On these lazy end-of-summer evenings, all I want to dig into for supper is something simple, light, and fresh, like this cool sesame citrus noodle salad with grilled chicken.  Juice from our garden's navel oranges and green onions from the remains of last season's vegetable garden add fun bursts of flavor, and the array of greens, from the dark red leaf lettuce to the bright baby bok choy, gives visual interest.

In this California fusion dish, I use one of my favorite ingredients, doenjang (Korean fermented bean paste), but you could substitute miso paste if that is more readily available.

A delicious and cooling entrée for a warm summery evening!

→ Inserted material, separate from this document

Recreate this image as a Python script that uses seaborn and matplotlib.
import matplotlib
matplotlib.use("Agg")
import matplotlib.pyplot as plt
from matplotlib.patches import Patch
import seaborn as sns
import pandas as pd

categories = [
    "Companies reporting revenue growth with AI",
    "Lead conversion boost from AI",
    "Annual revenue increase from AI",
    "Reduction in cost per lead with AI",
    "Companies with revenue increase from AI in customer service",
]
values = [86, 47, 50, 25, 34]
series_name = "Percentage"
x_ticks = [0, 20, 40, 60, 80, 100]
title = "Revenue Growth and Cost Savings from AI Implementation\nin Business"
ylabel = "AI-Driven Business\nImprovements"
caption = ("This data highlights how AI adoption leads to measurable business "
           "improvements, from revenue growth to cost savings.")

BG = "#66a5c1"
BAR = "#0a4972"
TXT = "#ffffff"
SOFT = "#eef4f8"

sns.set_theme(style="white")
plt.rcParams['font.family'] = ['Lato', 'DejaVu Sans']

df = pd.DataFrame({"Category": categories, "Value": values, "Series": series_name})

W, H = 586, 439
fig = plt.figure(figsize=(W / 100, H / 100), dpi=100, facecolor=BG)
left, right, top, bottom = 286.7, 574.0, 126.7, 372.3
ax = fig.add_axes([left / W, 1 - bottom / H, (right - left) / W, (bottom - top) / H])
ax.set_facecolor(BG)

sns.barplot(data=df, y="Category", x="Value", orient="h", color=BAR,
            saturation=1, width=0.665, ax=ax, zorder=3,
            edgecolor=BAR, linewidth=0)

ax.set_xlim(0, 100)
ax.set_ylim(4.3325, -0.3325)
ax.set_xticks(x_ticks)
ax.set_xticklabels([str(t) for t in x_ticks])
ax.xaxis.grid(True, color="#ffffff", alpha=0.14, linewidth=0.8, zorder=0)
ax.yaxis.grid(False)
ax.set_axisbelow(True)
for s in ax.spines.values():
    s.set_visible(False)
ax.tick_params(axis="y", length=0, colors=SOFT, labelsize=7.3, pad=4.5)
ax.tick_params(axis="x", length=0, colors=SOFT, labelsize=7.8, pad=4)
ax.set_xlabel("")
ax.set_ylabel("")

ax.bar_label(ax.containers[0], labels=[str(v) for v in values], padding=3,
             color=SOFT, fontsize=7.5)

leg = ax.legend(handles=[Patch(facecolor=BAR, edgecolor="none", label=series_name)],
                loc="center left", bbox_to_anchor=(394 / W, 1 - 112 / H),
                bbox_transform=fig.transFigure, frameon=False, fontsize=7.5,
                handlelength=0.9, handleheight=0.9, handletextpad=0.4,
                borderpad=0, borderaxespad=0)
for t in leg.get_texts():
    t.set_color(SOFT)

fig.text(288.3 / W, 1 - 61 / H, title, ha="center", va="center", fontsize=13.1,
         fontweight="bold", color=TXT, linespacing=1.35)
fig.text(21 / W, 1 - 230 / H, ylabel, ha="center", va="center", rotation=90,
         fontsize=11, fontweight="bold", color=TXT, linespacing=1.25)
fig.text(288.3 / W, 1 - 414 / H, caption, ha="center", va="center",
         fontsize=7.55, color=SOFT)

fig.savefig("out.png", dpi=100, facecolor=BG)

Sesame Citrus Noodle Salad with Baby Bok Choy and Grilled Chicken
Makes 4 servings

½ lb. linguine
1 Tbs. sesame oil
1 Tbs. roasted sesame seeds
2 large chicken breasts
Sea salt

3 heads baby bok choy, finely sliced (about 3 cups)
3 cups finely sliced or shredded green cabbage
1 cup green onion (green parts only), cut into 2-inch pieces
1 cup English (hothouse) cucumber in ½-moon slices
4 cups red leaf lettuce, torn into bite-sized pieces

¼ cup freshly-squeezed orange juice
1 ½ Tbs. doenjang (Korean fermented bean paste)
1 Tbs. rice vinegar

Bring a large pot of salted water to a full boil, then break linguine pieces in half and cook according to package directions.  Drain linguine and rinse with cold water to cool, then drain thoroughly and transfer noodles to a large mixing bowl.  Toss linguine with sesame oil and sesame seeds to coat all strands.

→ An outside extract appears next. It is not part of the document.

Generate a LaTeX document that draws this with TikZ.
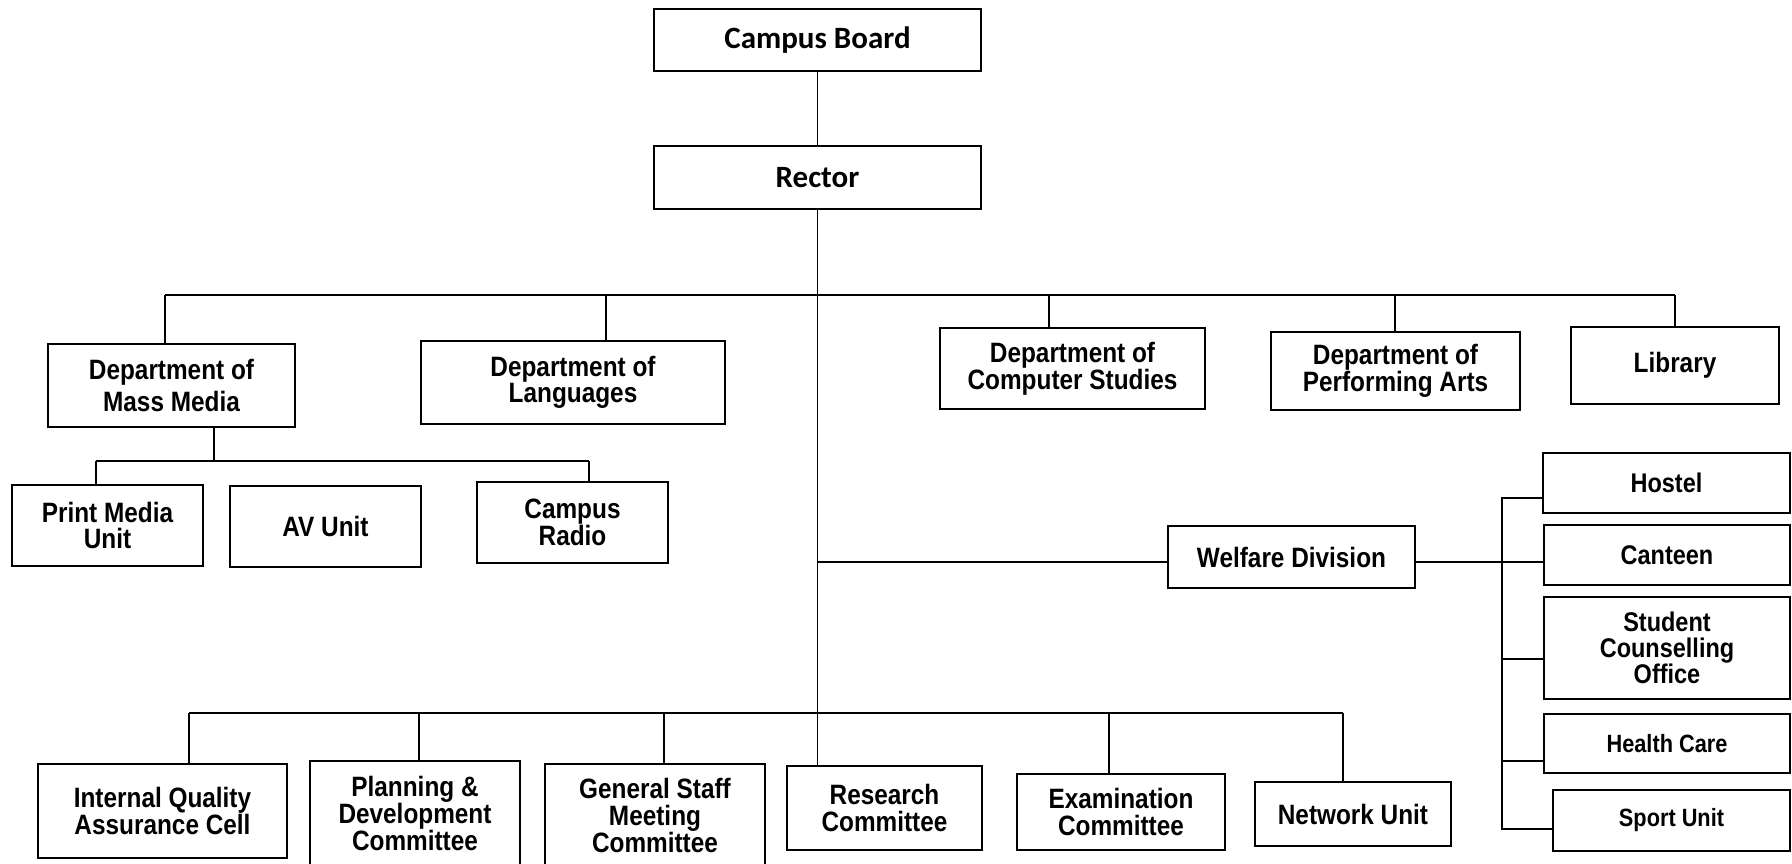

Place chicken breasts between pieces of plastic wrap and pound with a meat mallet until flattened to uniform thickness; sprinkle each side with sea salt.  Grill chicken over high heat, turning once, about 4 minutes per side (more or less depending on thickness of the meat).  Transfer chicken to a platter and cover with foil, letting rest at least 5 minutes.  After the chicken has rested, slice into ½-inch slices.  (Can be made several days ahead and kept refrigerated; return to room temperature before continuing.)

Add the bok choy, cabbage, green onions, cucumber, and lettuce to the sesame noodles.  In a small bowl, whisk together the orange juice, doenjang, and rice vinegar, then drizzle over salad.  Toss salad thoroughly to combine all ingredients, adjusting seasoning with more sea salt to taste.

Divide salad among four plates and arrange half of a sliced chicken breast over each.  Pass extra dressing at the table.